# WRITTEN PROBLEM
Below is some material; set it all down exactly, apart from the pictures.

# DATA PROVIDED
________________________________________

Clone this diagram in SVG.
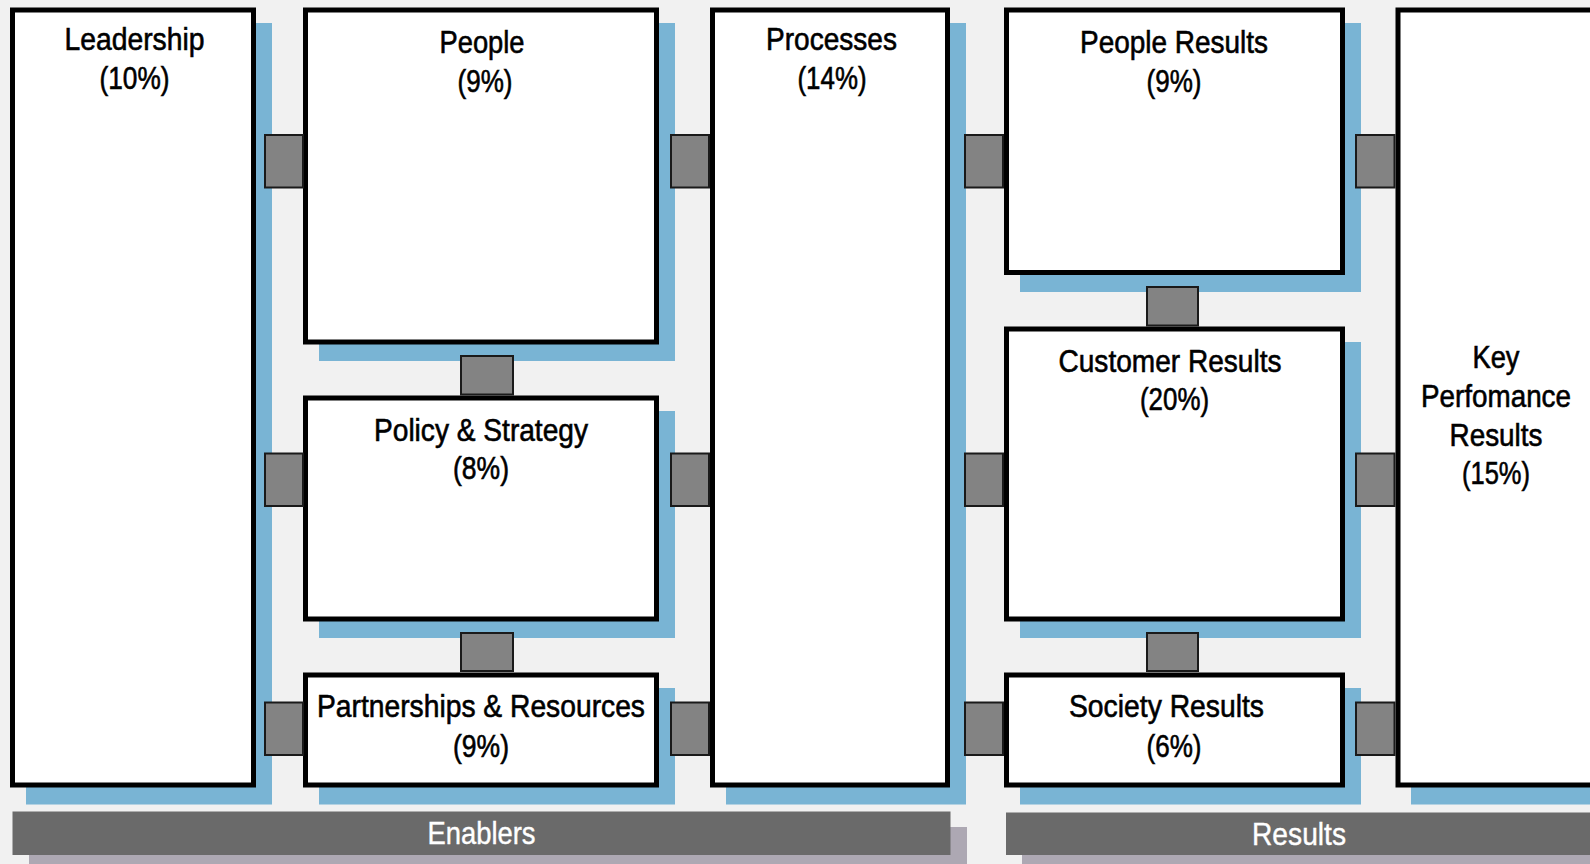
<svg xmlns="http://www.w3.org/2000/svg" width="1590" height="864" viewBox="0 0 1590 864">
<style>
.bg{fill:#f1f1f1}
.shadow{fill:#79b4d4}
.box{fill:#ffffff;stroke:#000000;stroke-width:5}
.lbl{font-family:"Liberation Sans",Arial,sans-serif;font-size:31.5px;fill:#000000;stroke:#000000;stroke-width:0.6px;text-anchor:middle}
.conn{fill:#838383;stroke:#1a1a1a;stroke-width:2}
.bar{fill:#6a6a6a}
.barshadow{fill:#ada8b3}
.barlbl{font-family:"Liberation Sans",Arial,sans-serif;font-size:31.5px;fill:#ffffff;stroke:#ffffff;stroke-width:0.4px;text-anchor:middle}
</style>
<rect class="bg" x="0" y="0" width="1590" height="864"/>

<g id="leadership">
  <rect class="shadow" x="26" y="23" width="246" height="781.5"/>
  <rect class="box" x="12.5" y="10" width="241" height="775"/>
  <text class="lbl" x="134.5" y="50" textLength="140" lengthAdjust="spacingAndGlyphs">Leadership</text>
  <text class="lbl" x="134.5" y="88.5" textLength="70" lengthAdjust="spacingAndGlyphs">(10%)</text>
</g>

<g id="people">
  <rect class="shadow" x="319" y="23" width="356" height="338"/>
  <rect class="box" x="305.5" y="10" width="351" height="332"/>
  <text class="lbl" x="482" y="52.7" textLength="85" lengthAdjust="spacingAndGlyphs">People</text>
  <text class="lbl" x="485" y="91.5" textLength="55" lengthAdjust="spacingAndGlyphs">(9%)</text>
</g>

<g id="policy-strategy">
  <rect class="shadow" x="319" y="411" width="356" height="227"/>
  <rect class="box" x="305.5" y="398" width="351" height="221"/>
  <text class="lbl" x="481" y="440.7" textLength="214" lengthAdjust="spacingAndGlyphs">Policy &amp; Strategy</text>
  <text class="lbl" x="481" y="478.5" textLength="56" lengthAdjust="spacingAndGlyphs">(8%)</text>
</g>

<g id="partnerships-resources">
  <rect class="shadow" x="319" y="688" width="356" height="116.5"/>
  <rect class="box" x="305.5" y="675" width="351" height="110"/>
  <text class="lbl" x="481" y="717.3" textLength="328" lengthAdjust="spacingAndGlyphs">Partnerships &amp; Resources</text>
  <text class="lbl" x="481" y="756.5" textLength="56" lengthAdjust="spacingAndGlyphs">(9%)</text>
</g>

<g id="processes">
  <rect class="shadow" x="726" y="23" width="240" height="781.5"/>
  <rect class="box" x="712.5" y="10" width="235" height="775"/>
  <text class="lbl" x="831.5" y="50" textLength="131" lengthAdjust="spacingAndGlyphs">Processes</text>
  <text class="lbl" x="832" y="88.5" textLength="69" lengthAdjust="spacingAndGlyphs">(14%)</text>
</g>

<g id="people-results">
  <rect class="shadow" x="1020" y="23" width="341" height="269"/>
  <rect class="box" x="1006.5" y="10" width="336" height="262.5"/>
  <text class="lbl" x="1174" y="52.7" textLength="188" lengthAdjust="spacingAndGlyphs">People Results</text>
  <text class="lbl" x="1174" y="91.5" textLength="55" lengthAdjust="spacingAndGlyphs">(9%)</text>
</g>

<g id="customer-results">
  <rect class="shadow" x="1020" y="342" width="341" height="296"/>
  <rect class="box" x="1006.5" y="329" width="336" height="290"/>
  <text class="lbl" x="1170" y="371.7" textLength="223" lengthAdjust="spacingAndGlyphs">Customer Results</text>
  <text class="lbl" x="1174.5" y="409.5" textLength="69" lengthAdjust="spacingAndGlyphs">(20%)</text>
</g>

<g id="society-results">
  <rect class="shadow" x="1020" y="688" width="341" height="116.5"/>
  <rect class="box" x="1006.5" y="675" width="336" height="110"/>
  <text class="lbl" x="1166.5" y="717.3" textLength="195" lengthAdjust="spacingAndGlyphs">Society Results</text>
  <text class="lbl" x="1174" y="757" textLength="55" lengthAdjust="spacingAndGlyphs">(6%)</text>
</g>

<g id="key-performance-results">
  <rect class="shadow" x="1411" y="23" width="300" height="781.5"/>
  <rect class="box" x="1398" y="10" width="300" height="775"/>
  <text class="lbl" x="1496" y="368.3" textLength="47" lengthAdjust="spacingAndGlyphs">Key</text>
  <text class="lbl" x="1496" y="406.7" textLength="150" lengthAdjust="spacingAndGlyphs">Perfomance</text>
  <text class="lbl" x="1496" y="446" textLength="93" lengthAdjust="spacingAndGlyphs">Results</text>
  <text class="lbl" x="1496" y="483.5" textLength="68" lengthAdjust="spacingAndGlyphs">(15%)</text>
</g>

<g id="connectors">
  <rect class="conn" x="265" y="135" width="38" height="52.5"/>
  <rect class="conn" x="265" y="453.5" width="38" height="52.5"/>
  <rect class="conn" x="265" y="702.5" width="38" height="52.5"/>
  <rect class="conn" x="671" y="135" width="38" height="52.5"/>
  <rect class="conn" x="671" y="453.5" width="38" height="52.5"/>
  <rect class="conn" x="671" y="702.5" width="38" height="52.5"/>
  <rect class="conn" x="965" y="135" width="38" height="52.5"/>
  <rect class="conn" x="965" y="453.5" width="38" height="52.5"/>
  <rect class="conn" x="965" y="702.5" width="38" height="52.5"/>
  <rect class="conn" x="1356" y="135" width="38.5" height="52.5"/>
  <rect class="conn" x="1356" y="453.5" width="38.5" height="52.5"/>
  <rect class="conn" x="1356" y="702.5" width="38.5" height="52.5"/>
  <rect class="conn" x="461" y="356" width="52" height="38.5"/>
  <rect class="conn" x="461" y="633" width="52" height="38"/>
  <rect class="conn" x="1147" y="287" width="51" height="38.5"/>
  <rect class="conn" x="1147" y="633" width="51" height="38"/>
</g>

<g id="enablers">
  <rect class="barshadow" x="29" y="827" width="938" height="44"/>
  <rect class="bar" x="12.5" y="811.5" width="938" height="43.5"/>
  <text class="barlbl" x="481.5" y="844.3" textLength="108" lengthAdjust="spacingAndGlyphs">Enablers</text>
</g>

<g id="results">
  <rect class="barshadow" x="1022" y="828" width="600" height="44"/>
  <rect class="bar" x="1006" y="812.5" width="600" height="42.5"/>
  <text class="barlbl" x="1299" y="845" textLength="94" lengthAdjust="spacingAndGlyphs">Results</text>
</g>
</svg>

________________________________________

# ANSWER TO THIS PROBLEM
Clone this diagram in SVG.
<svg xmlns="http://www.w3.org/2000/svg" width="1590" height="864" viewBox="0 0 1590 864">
<style>
.bg{fill:#f1f1f1}
.shadow{fill:#79b4d4}
.box{fill:#ffffff;stroke:#000000;stroke-width:5}
.lbl{font-family:"Liberation Sans",Arial,sans-serif;font-size:31.5px;fill:#000000;stroke:#000000;stroke-width:0.6px;text-anchor:middle}
.conn{fill:#838383;stroke:#1a1a1a;stroke-width:2}
.bar{fill:#6a6a6a}
.barshadow{fill:#ada8b3}
.barlbl{font-family:"Liberation Sans",Arial,sans-serif;font-size:31.5px;fill:#ffffff;stroke:#ffffff;stroke-width:0.4px;text-anchor:middle}
</style>
<rect class="bg" x="0" y="0" width="1590" height="864"/>

<g id="leadership">
  <rect class="shadow" x="26" y="23" width="246" height="781.5"/>
  <rect class="box" x="12.5" y="10" width="241" height="775"/>
  <text class="lbl" x="134.5" y="50" textLength="140" lengthAdjust="spacingAndGlyphs">Leadership</text>
  <text class="lbl" x="134.5" y="88.5" textLength="70" lengthAdjust="spacingAndGlyphs">(10%)</text>
</g>

<g id="people">
  <rect class="shadow" x="319" y="23" width="356" height="338"/>
  <rect class="box" x="305.5" y="10" width="351" height="332"/>
  <text class="lbl" x="482" y="52.7" textLength="85" lengthAdjust="spacingAndGlyphs">People</text>
  <text class="lbl" x="485" y="91.5" textLength="55" lengthAdjust="spacingAndGlyphs">(9%)</text>
</g>

<g id="policy-strategy">
  <rect class="shadow" x="319" y="411" width="356" height="227"/>
  <rect class="box" x="305.5" y="398" width="351" height="221"/>
  <text class="lbl" x="481" y="440.7" textLength="214" lengthAdjust="spacingAndGlyphs">Policy &amp; Strategy</text>
  <text class="lbl" x="481" y="478.5" textLength="56" lengthAdjust="spacingAndGlyphs">(8%)</text>
</g>

<g id="partnerships-resources">
  <rect class="shadow" x="319" y="688" width="356" height="116.5"/>
  <rect class="box" x="305.5" y="675" width="351" height="110"/>
  <text class="lbl" x="481" y="717.3" textLength="328" lengthAdjust="spacingAndGlyphs">Partnerships &amp; Resources</text>
  <text class="lbl" x="481" y="756.5" textLength="56" lengthAdjust="spacingAndGlyphs">(9%)</text>
</g>

<g id="processes">
  <rect class="shadow" x="726" y="23" width="240" height="781.5"/>
  <rect class="box" x="712.5" y="10" width="235" height="775"/>
  <text class="lbl" x="831.5" y="50" textLength="131" lengthAdjust="spacingAndGlyphs">Processes</text>
  <text class="lbl" x="832" y="88.5" textLength="69" lengthAdjust="spacingAndGlyphs">(14%)</text>
</g>

<g id="people-results">
  <rect class="shadow" x="1020" y="23" width="341" height="269"/>
  <rect class="box" x="1006.5" y="10" width="336" height="262.5"/>
  <text class="lbl" x="1174" y="52.7" textLength="188" lengthAdjust="spacingAndGlyphs">People Results</text>
  <text class="lbl" x="1174" y="91.5" textLength="55" lengthAdjust="spacingAndGlyphs">(9%)</text>
</g>

<g id="customer-results">
  <rect class="shadow" x="1020" y="342" width="341" height="296"/>
  <rect class="box" x="1006.5" y="329" width="336" height="290"/>
  <text class="lbl" x="1170" y="371.7" textLength="223" lengthAdjust="spacingAndGlyphs">Customer Results</text>
  <text class="lbl" x="1174.5" y="409.5" textLength="69" lengthAdjust="spacingAndGlyphs">(20%)</text>
</g>

<g id="society-results">
  <rect class="shadow" x="1020" y="688" width="341" height="116.5"/>
  <rect class="box" x="1006.5" y="675" width="336" height="110"/>
  <text class="lbl" x="1166.5" y="717.3" textLength="195" lengthAdjust="spacingAndGlyphs">Society Results</text>
  <text class="lbl" x="1174" y="757" textLength="55" lengthAdjust="spacingAndGlyphs">(6%)</text>
</g>

<g id="key-performance-results">
  <rect class="shadow" x="1411" y="23" width="300" height="781.5"/>
  <rect class="box" x="1398" y="10" width="300" height="775"/>
  <text class="lbl" x="1496" y="368.3" textLength="47" lengthAdjust="spacingAndGlyphs">Key</text>
  <text class="lbl" x="1496" y="406.7" textLength="150" lengthAdjust="spacingAndGlyphs">Perfomance</text>
  <text class="lbl" x="1496" y="446" textLength="93" lengthAdjust="spacingAndGlyphs">Results</text>
  <text class="lbl" x="1496" y="483.5" textLength="68" lengthAdjust="spacingAndGlyphs">(15%)</text>
</g>

<g id="connectors">
  <rect class="conn" x="265" y="135" width="38" height="52.5"/>
  <rect class="conn" x="265" y="453.5" width="38" height="52.5"/>
  <rect class="conn" x="265" y="702.5" width="38" height="52.5"/>
  <rect class="conn" x="671" y="135" width="38" height="52.5"/>
  <rect class="conn" x="671" y="453.5" width="38" height="52.5"/>
  <rect class="conn" x="671" y="702.5" width="38" height="52.5"/>
  <rect class="conn" x="965" y="135" width="38" height="52.5"/>
  <rect class="conn" x="965" y="453.5" width="38" height="52.5"/>
  <rect class="conn" x="965" y="702.5" width="38" height="52.5"/>
  <rect class="conn" x="1356" y="135" width="38.5" height="52.5"/>
  <rect class="conn" x="1356" y="453.5" width="38.5" height="52.5"/>
  <rect class="conn" x="1356" y="702.5" width="38.5" height="52.5"/>
  <rect class="conn" x="461" y="356" width="52" height="38.5"/>
  <rect class="conn" x="461" y="633" width="52" height="38"/>
  <rect class="conn" x="1147" y="287" width="51" height="38.5"/>
  <rect class="conn" x="1147" y="633" width="51" height="38"/>
</g>

<g id="enablers">
  <rect class="barshadow" x="29" y="827" width="938" height="44"/>
  <rect class="bar" x="12.5" y="811.5" width="938" height="43.5"/>
  <text class="barlbl" x="481.5" y="844.3" textLength="108" lengthAdjust="spacingAndGlyphs">Enablers</text>
</g>

<g id="results">
  <rect class="barshadow" x="1022" y="828" width="600" height="44"/>
  <rect class="bar" x="1006" y="812.5" width="600" height="42.5"/>
  <text class="barlbl" x="1299" y="845" textLength="94" lengthAdjust="spacingAndGlyphs">Results</text>
</g>
</svg>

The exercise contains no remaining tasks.